Joe was already propping the ladder against the tower. He climbed to the steel steps of the tower leg and climbed those to the second landing, where Eberly had been standing a minute before. Because Joe was taller, he could hang on to the diagonal strut longer. The breeze was stronger at forty feet than he'd expected. The steel ball slowly rolled and although Joe knew he was being watched from below he felt oddly alone with the bomb, as if it had been waiting only for him. He spread his arms wide, catching the wind, and walked with a quick, steady pace across the beam to the descending diagonal brace and to the tower leg.

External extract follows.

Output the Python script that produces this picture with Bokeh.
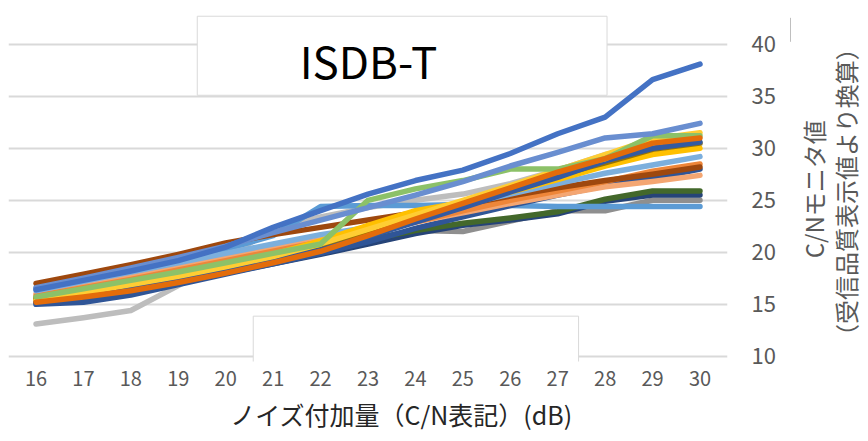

The skate was jammed. Joe called down for a hammer and caught it as it spun up. He hit the skate and freed it, and the bomb gently swung to the center of the tower. Joe tucked the hammer into his belt and walked, arms out, back across the beam.

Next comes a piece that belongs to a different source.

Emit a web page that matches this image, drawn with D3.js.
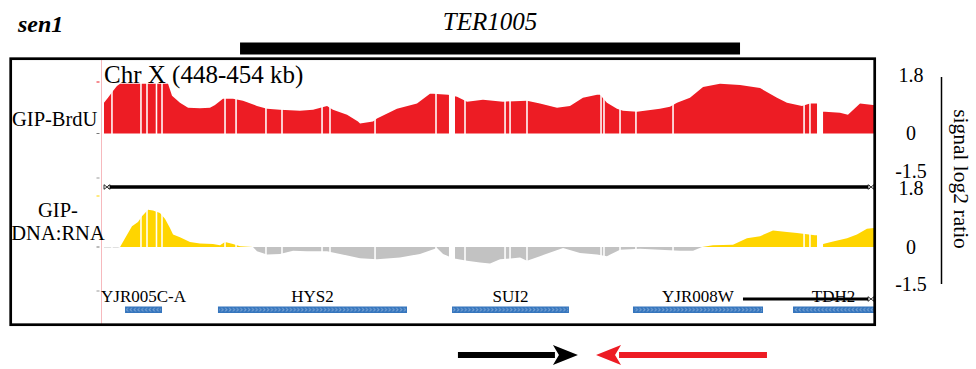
<!DOCTYPE html>
<html>
<head>
<meta charset="utf-8">
<script src="https://cdn.jsdelivr.net/npm/d3@7"></script>
<style>
  body { margin: 0; background: #fff; }
  svg { display: block; }
</style>
</head>
<body>
<svg id="chart" width="976" height="369"></svg>
<script>
// Genomic window (kb on chromosome X)
const windowKb = [448, 454];

// GIP-BrdU signal (log2 ratio) by position in kb
const brduPos = [448.000,448.031,448.070,448.101,448.125,448.499,448.530,448.592,448.655,448.748,448.826,448.865,448.927,449.005,449.083,449.192,449.270,449.371,449.527,449.629,449.738,449.784,449.894,449.979,449.995,450.096,450.127,450.283,450.439,450.540,450.564,450.681,450.751,450.829,450.953,451.109,451.296,451.397,451.530,451.631,451.732,451.842,451.865,451.919,451.997,452.044,452.153,452.332,452.410,452.465,452.566,452.668,452.800,452.956,453.112,453.244,453.322,453.439,453.501,453.556,453.603,453.618,453.735,453.797,453.891,453.992,454.000];
const brduVal = [0.95,1.10,1.31,1.46,1.53,1.53,1.16,0.95,0.79,0.78,0.79,0.88,1.07,1.07,1.01,0.85,0.76,0.73,0.70,0.73,0.85,0.73,0.58,0.37,0.31,0.37,0.46,0.76,0.92,1.22,1.22,1.19,1.13,0.98,1.04,0.98,1.01,0.92,0.79,0.85,1.10,1.19,1.19,0.95,0.76,0.70,0.67,0.76,0.82,0.95,1.10,1.43,1.53,1.49,1.40,1.10,0.95,0.85,0.92,0.92,0.67,0.67,0.64,0.58,0.92,0.88,0.88];

// GIP-DNA:RNA signal (log2 ratio) by position in kb
const rnaPos = [448.000,448.109,448.125,448.164,448.218,448.265,448.296,448.343,448.382,448.436,448.475,448.514,448.538,448.592,448.670,448.748,448.849,448.904,448.943,449.005,449.060,449.161,449.192,449.270,449.371,449.473,449.582,449.738,449.839,449.995,450.127,450.306,450.462,450.595,450.642,450.719,450.829,450.930,451.008,451.086,451.242,451.296,451.397,451.577,451.709,451.842,451.919,452.021,452.177,452.332,452.488,452.590,452.660,452.745,452.901,453.010,453.112,453.213,453.322,453.400,453.462,453.540,453.556,453.603,453.681,453.790,453.867,453.945,454.000];
const rnaVal = [-0.02,-0.02,0,0.27,0.63,0.76,0.94,1.14,1.11,1.04,0.86,0.58,0.38,0.30,0.15,0.11,0.09,0.05,0.15,0.09,0.02,0,-0.17,-0.30,-0.28,-0.15,-0.17,-0.17,-0.28,-0.46,-0.50,-0.43,-0.28,-0.04,-0.28,-0.46,-0.56,-0.63,-0.67,-0.50,-0.43,-0.56,-0.37,-0.04,-0.24,-0.30,-0.37,-0.11,-0.07,-0.11,-0.15,-0.15,0,0.05,0.07,0.27,0.33,0.50,0.46,0.43,0.40,0.36,0.36,0.09,0.17,0.27,0.38,0.56,0.58];

// Bins without data (kb intervals)
const missingBins = [[448.056,448.068],[448.282,448.294],[448.329,448.341],[448.403,448.415],[448.446,448.458],[448.937,448.949],[449.023,449.035],[449.256,449.268],[449.381,449.393],[449.693,449.705],[449.755,449.767],[450.106,450.118],[450.581,450.593],[450.688,450.735],[450.807,450.819],[451.119,451.131],[451.158,451.170],[451.290,451.302],[451.867,451.879],[451.890,451.902],[452.015,452.027],[452.139,452.151],[452.428,452.440],[453.449,453.461],[453.495,453.507],[453.556,453.603]];

// Gene annotation
const geneNames  = ["YJR005C-A", "HYS2", "SUI2", "YJR008W", "TDH2"];
const geneStart  = [448.164, 448.888, 450.712, 452.122, 453.369];
const geneEnd    = [448.452, 450.361, 451.623, 453.135, 454.300];
const geneStrand = ["-", "+", "+", "+", "-"];

// Termination zone and fork directions (kb)
const terName = "TER1005";
const terRegion = [449.060, 452.956];
const forkRight = [450.758, 451.693];
const forkLeft  = [453.166, 451.834];
const featureSpan = [452.979, 453.961];

// Track axis ticks
const tickValues = [1.8, 0, -1.5];
const tickLabels = ["1.8", "0", "-1.5"];

const serif = "'Liberation Serif', 'Times New Roman', Times, serif";
const RED = "#ed1c24", GOLD = "#ffd500", GREY = "#c2c2c2", BLUE = "#3575bd";

const svg = d3.select("#chart");
const x = d3.scaleLinear().domain(windowKb).range([104, 874]);
const yBrdu = d3.scaleLinear().domain([-1.5, 0, 1.8]).range([171, 133.5, 75]);
const yRna  = d3.scaleLinear().domain([-1.5, 0, 1.8]).range([284, 247, 188]);

// ---- header ----
svg.append("text").attr("x", 18).attr("y", 32)
  .attr("font-family", serif).attr("font-size", 24)
  .attr("font-weight", "bold").attr("font-style", "italic").text("sen1");

svg.append("text").attr("x", (x(terRegion[0]) + x(terRegion[1])) / 2).attr("y", 30)
  .attr("text-anchor", "middle").attr("font-family", serif)
  .attr("font-size", 25).attr("font-style", "italic").text(terName);

svg.append("rect").attr("x", x(terRegion[0])).attr("y", 42.5)
  .attr("width", x(terRegion[1]) - x(terRegion[0])).attr("height", 12).attr("fill", "#000");

// ---- frame ----
svg.append("line").attr("x1", 101.5).attr("x2", 101.5).attr("y1", 59).attr("y2", 324)
  .attr("stroke", "#f6b9bd").attr("stroke-width", 1);

// ---- BrdU track ----
const brdu = brduPos.map((p, i) => ({ p, v: brduVal[i] }));
svg.append("path").datum(brdu)
  .attr("fill", RED)
  .attr("d", d3.area().x(d => x(d.p)).y0(yBrdu(0)).y1(d => yBrdu(d.v)));

// ---- DNA:RNA track (gold above zero, grey below) ----
const rna = rnaPos.map((p, i) => ({ p, v: rnaVal[i] }));
svg.append("path").datum(rna).attr("fill", GREY)
  .attr("d", d3.area().x(d => x(d.p)).y0(yRna(0)).y1(d => yRna(Math.min(0, d.v))));
svg.append("path").datum(rna).attr("fill", GOLD)
  .attr("d", d3.area().x(d => x(d.p)).y0(yRna(0)).y1(d => yRna(Math.max(0, d.v))));

// empty bins punch through both tracks
const gapG = svg.append("g").attr("fill", "#fff");
[[72, 134.5], [192, 272]].forEach(([top, bot]) => {
  gapG.selectAll(null).data(missingBins).join("rect")
    .attr("x", d => x(d[0])).attr("width", d => x(d[1]) - x(d[0]))
    .attr("y", top).attr("height", bot - top);
});

// small data-range ticks at the left edge of each track
const leftTicks = svg.append("g");
[[yBrdu(1.8) + 7, RED], [yBrdu(0), "#777"], [yRna(1.8) - 10, "#999"], [yRna(1.8) + 8, GOLD], [yRna(0), "#777"], [yRna(-1.5) + 7, "#999"]]
  .forEach(([yy, c]) => leftTicks.append("line").attr("x1", 96.5).attr("x2", 99.5)
    .attr("y1", yy).attr("y2", yy).attr("stroke", c).attr("stroke-width", 1));

// end glyph for long spans
function endGlyph(cx, cy) {
  const g = svg.append("g").attr("fill", "#fff").attr("stroke", "#000").attr("stroke-width", 0.8);
  g.append("path").attr("d", `M${cx - 3},${cy - 2.3}L${cx},${cy}L${cx - 3},${cy + 2.3}Z`);
  g.append("path").attr("d", `M${cx + 3},${cy - 2.3}L${cx},${cy}L${cx + 3},${cy + 2.3}Z`);
}

// separator span between the tracks
svg.append("line").attr("x1", x(windowKb[0]) + 4).attr("x2", x(windowKb[1]) - 4)
  .attr("y1", 187).attr("y2", 187).attr("stroke", "#000").attr("stroke-width", 3.5);
endGlyph(x(windowKb[0]) + 3, 187);
endGlyph(x(windowKb[1]) - 3, 187);

// ---- genes ----
const defs = svg.append("defs");
const barY = 306.5, barH = 6.5;
[["chev-plus", "M1.1,1.5L2.7,3.25L1.1,5"], ["chev-minus", "M2.7,1.5L1.1,3.25L2.7,5"]].forEach(([id, d]) => {
  const p = defs.append("pattern").attr("id", id).attr("patternUnits", "userSpaceOnUse")
    .attr("x", 0).attr("y", barY).attr("width", 3.8).attr("height", barH);
  p.append("path").attr("d", d).attr("fill", "none").attr("stroke", "#dfeaf7").attr("stroke-width", 0.6);
});
defs.append("clipPath").attr("id", "view").append("rect")
  .attr("x", x(windowKb[0])).attr("y", 0).attr("width", x(windowKb[1]) - x(windowKb[0])).attr("height", 369);

const genes = geneNames.map((n, i) => ({ n, s: geneStart[i], e: geneEnd[i], strand: geneStrand[i] }));
const geneG = svg.append("g").attr("clip-path", "url(#view)");
geneG.selectAll("rect.bar").data(genes).join("rect").attr("class", "bar")
  .attr("x", d => x(d.s)).attr("width", d => x(d.e) - x(d.s))
  .attr("y", barY).attr("height", barH).attr("fill", BLUE);
geneG.selectAll("rect.chev").data(genes).join("rect").attr("class", "chev")
  .attr("x", d => x(d.s) + 1).attr("width", d => x(d.e) - x(d.s) - 2)
  .attr("y", barY).attr("height", barH)
  .attr("fill", d => d.strand === "+" ? "url(#chev-plus)" : "url(#chev-minus)");

svg.selectAll("text.gene").data(genes).join("text").attr("class", "gene")
  .attr("x", d => (x(d.s) + x(Math.min(d.e, windowKb[1]))) / 2)
  .attr("y", 302).attr("text-anchor", "middle")
  .attr("font-family", serif).attr("font-size", 17).text(d => d.n);

// feature span drawn across the gene row
svg.append("line").attr("x1", x(featureSpan[0])).attr("x2", x(featureSpan[1]))
  .attr("y1", 299).attr("y2", 299).attr("stroke", "#000").attr("stroke-width", 3);
endGlyph(x(windowKb[1]) - 3, 299);

// ---- frame border ----
svg.append("rect").attr("x", 10.7).attr("y", 58.7).attr("width", 864).attr("height", 266)
  .attr("fill", "none").attr("stroke", "#000").attr("stroke-width", 2.7);

// ---- track labels ----
svg.append("text").attr("x", 104).attr("y", 83)
  .attr("font-family", serif).attr("font-size", 25).text("Chr X (448-454 kb)");
svg.append("text").attr("x", 12).attr("y", 126)
  .attr("font-family", serif).attr("font-size", 20.5).text("GIP-BrdU");
const lab2 = svg.append("text").attr("font-family", serif).attr("font-size", 20.5).attr("text-anchor", "middle");
lab2.append("tspan").attr("x", 58).attr("y", 217).text("GIP-");
lab2.append("tspan").attr("x", 58).attr("y", 240).text("DNA:RNA");

// ---- right axes ----
[yBrdu, yRna].forEach(sc => {
  const g = svg.append("g").attr("transform", "translate(911,0)")
    .call(d3.axisRight(sc).tickValues(tickValues).tickFormat((d, i) => tickLabels[i]).tickSize(0).tickPadding(0));
  g.select(".domain").remove();
  g.attr("font-family", serif).attr("font-size", 20);
  g.selectAll("text").attr("x", 0).attr("text-anchor", "middle").attr("fill", "#000");
});
svg.append("line").attr("x1", 941.5).attr("x2", 941.5).attr("y1", 77).attr("y2", 284)
  .attr("stroke", "#000").attr("stroke-width", 1.5);
svg.append("text").attr("transform", "translate(954,179) rotate(90)")
  .attr("text-anchor", "middle").attr("font-family", serif).attr("font-size", 21.5)
  .text("signal log2 ratio");

// ---- replication fork arrows ----
function arrow(span, color) {
  const x0 = x(span[0]), x1 = x(span[1]);
  const dir = Math.sign(x1 - x0), head = 25, yy = 355;
  svg.append("line").attr("x1", x0).attr("x2", x1 - dir * head + dir * 2)
    .attr("y1", yy).attr("y2", yy).attr("stroke", color).attr("stroke-width", 6);
  svg.append("path").attr("fill", color)
    .attr("d", `M${x1},${yy}L${x1 - dir * head},${yy - 10}L${x1 - dir * (head - 6)},${yy}L${x1 - dir * head},${yy + 10}Z`);
}
arrow(forkRight, "#000");
arrow(forkLeft, RED);
</script>
</body>
</html>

Joe was vaguely aware of someone saying "Bravo" down on the ground. He continued up the tower steps, rising to the second and third landings and on to the platform at the top. Most of the platform was taken up by the eight-by-twelve shed of corrugated sheet iron. Outside was the engine and hoist. Joe started the engine. As the pulley wheel turned, the cable slipped back into its groove. Joe could see the bomb inching up the scaffolding again. He kept his heel on the engine switch, ready to stop it in case the skate jammed a second time.

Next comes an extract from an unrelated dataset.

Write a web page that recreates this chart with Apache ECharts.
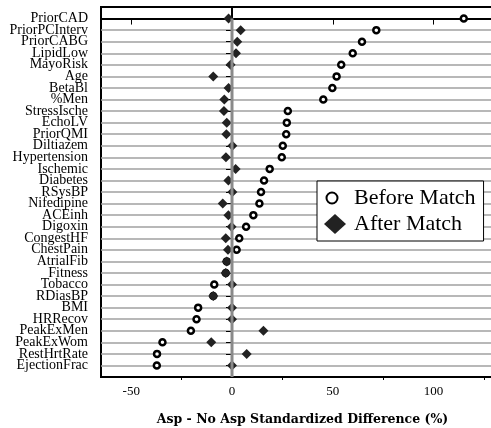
<!DOCTYPE html>
<html>
<head>
<meta charset="utf-8">
<script src="https://cdn.jsdelivr.net/npm/echarts@6/dist/echarts.min.js"></script>
<style>html,body{margin:0;padding:0;background:#fff;}#c{width:491px;height:428px;}</style>
</head>
<body>
<div id="c"></div>
<script>
var categories = ['PriorCAD','PriorPCInterv','PriorCABG','LipidLow','MayoRisk','Age','BetaBl','%Men','StressIsche','EchoLV','PriorQMI','Diltiazem','Hypertension','Ischemic','Diabetes','RSysBP','Nifedipine','ACEinh','Digoxin','CongestHF','ChestPain','AtrialFib','Fitness','Tobacco','RDiasBP','BMI','HRRecov','PeakExMen','PeakExWom','RestHrtRate','EjectionFrac'];
var beforeMatch = [115, 71.6, 64.5, 59.9, 54.2, 51.9, 49.8, 45.3, 27.7, 27.2, 26.9, 25.2, 24.7, 18.7, 15.9, 14.4, 13.6, 10.6, 7.0, 3.6, 2.3, -2.6, -3.1, -8.8, -9.3, -16.8, -17.6, -20.4, -34.5, -37.2, -37.3];
var afterMatch = [-1.7, 4.3, 2.6, 2.0, -0.7, -9.3, -1.7, -3.8, -4.0, -2.6, -2.8, 0.2, -3.0, 1.8, -1.8, 0.2, -4.6, -1.8, -0.2, -3.1, -2.0, -2.6, -3.1, 0, -9.3, 0, 0, 15.6, -10.3, 7.3, 0];
var majorTicks = [-50, 0, 50, 100];
var minorTicks = [-25, 25, 75, 125];
var seriesNames = ['Before Match', 'After Match'];
var xTitle = 'Asp - No Asp Standardized Difference (%)';

var FONT = 'Liberation Serif';
var catIdx = categories.map(function(c, i){ return i; });
var chart = echarts.init(document.getElementById('c'), null, {renderer: 'canvas'});
var circleIcon = 'path://M0,0M22,20M2.5,10a5.5,5.5 0 1,0 11,0a5.5,5.5 0 1,0 -11,0Z';

chart.setOption({
  animation: false,
  backgroundColor: '#fff',
  grid: {left: 101, top: 7, right: -3, bottom: 51, show: true, borderColor: '#000', borderWidth: 2,
    backgroundColor: 'transparent', containLabel: false, outerBoundsMode: 'none'},
  legend: {
    orient: 'vertical', left: 317, top: 181,
    padding: [6, 8, 6, 6], itemGap: 4, itemWidth: 22, itemHeight: 20,
    backgroundColor: '#fff', borderColor: '#000', borderWidth: 1,
    textStyle: {fontFamily: FONT, fontSize: 22, color: '#000', padding: [0, 0, 0, 3]},
    data: [
      {name: seriesNames[0], icon: circleIcon, itemStyle: {color: '#fff', borderColor: '#000', borderWidth: 2}},
      {name: seriesNames[1], icon: 'diamond', itemStyle: {color: '#222'}}
    ]
  },
  xAxis: [{
    type: 'value', min: -65, max: 130, position: 'bottom',
    axisLine: {show: true, lineStyle: {color: '#000', width: 2}},
    axisTick: {show: true, customValues: majorTicks, length: 6, inside: false, lineStyle: {color: '#000', width: 1}},
    axisLabel: {customValues: majorTicks, fontFamily: FONT, fontSize: 13, color: '#000', margin: 8},
    splitLine: {show: false},
    name: xTitle, nameLocation: 'middle', nameGap: 36,
    nameTextStyle: {fontFamily: 'DejaVu Serif', fontSize: 12.5, fontWeight: 'bold', color: '#000', padding: [0, 0, 0, 10]}
  }, {
    type: 'value', min: -65, max: 130, position: 'bottom',
    axisLine: {show: false},
    axisTick: {show: true, customValues: minorTicks, length: 3, inside: false, lineStyle: {color: '#000', width: 1}},
    axisLabel: {show: false},
    splitLine: {show: false}
  }],
  yAxis: {
    type: 'value', inverse: true, min: -1, max: 31, interval: 1,
    axisLine: {show: true, lineStyle: {color: '#000', width: 2}},
    axisTick: {show: true, customValues: catIdx, length: 6, lineStyle: {color: '#000', width: 1}},
    axisLabel: {fontFamily: FONT, fontSize: 14, color: '#000', margin: 13, showMinLabel: true, showMaxLabel: true, hideOverlap: false,
      formatter: function(v){ return categories[v] !== undefined ? categories[v] : ''; }},
    splitLine: {show: true, lineStyle: {color: '#a0a0a0', width: 1.5}}
  },
  series: [{
    name: seriesNames[0], type: 'scatter', symbol: 'circle', symbolSize: 6, z: 3,
    itemStyle: {color: '#fff', borderColor: '#000', borderWidth: 2.5, opacity: 1},
    data: beforeMatch.map(function(v, i){ return [v, i]; })
  }, {
    name: seriesNames[1], type: 'scatter', symbol: 'diamond', symbolSize: [10, 10], z: 4,
    itemStyle: {color: '#222', opacity: 1},
    data: afterMatch.map(function(v, i){ return [v, i]; })
  }, {
    name: 'zero', type: 'line', symbol: 'none', z: 5, silent: true,
    lineStyle: {color: '#8a8a8a', width: 3},
    data: [[0, 0], [0, 31]]
  }]
});
</script>
</body>
</html>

West, he had a distant view of volcanic cones. South was more interesting. A blast smudge showed on the desert floor where a practice blast, a mere 100 tons of TNT spiced with isotopes, had been set off on V-E Day. Fire-breaks had been ploughed around the blast, giving it the look of a bulls-eye. Farther on was the ranch house where Harvey had assembled the core the day before. There were random scars of tire tracks and a tarmac road that ended in the middle distance at South-10,000, the control bunker six miles away that would fire the bomb. Joe could just make out the slap-up buildings and the windmill of the Base Camp ten miles
away. Behind the camp was a dry sea of brush and dust that lapped against the OscuraMountains. The name meant "dark". And, low and broken, the Oscura seemed to lie in the shadow of larger, invisible mountains. It was a region of illusion. On the other side of the Oscura were snowy dunes called White Sands. Joe noticed that tarmac roads also ran west and north from the tower, new roads virtually without traffic, in place purely for disaster.
"The fact is, I'm scared of heights." Eberly climbed back on to the platform.
"Heights are about the last thing you need to be afraid of around here," Joe said.
As the bomb eased up through the platform, Eberly removed the trap door from the shed roof. When the bomb was halted at the pinnacle of the hoist, Joe and Eberly gently swung the hoist 180 degrees, so that the sphere hung over the open roof. Then Eberly lowered the bomb and Joe bolted the cradle to its new home on the shed's floor of solid oak planks.
Oppy, Jaworski and Foote arrived up the steps while Eberly and Joe swung the hoist again to bring up the heavy detonator gear. The Explosive Assembly team carried up electrical leads and coaxial cable. Harvey climbed to the shed to open the bomb's polar cap and re-check the neutron count with the manganese wire.
"Forty-two hours," Foote muttered to Joe.
"You'll make it."
"Oh, I know the bomb will, I mean him."
Oppy leaned against the shed wall, eyes intent on the bomb. His shirt sleeves were rolled up and showed wrists like straws. His entire body seemed to maintain a faint existence only to carry the painfully brooding skull.
Joe ran at night and on the road met what he first thought was Einstein, but was Santa, stumbling along, his white hair drooping, mouth gnawing distractedly on his moustache, wearing a jacket and long scarf.
"How are the hives?" Joe asked.
"Much better. Really under control. Up to my chin. A walking bandage of skin salve."
"I thought you weren't going to volunteer for Trinity."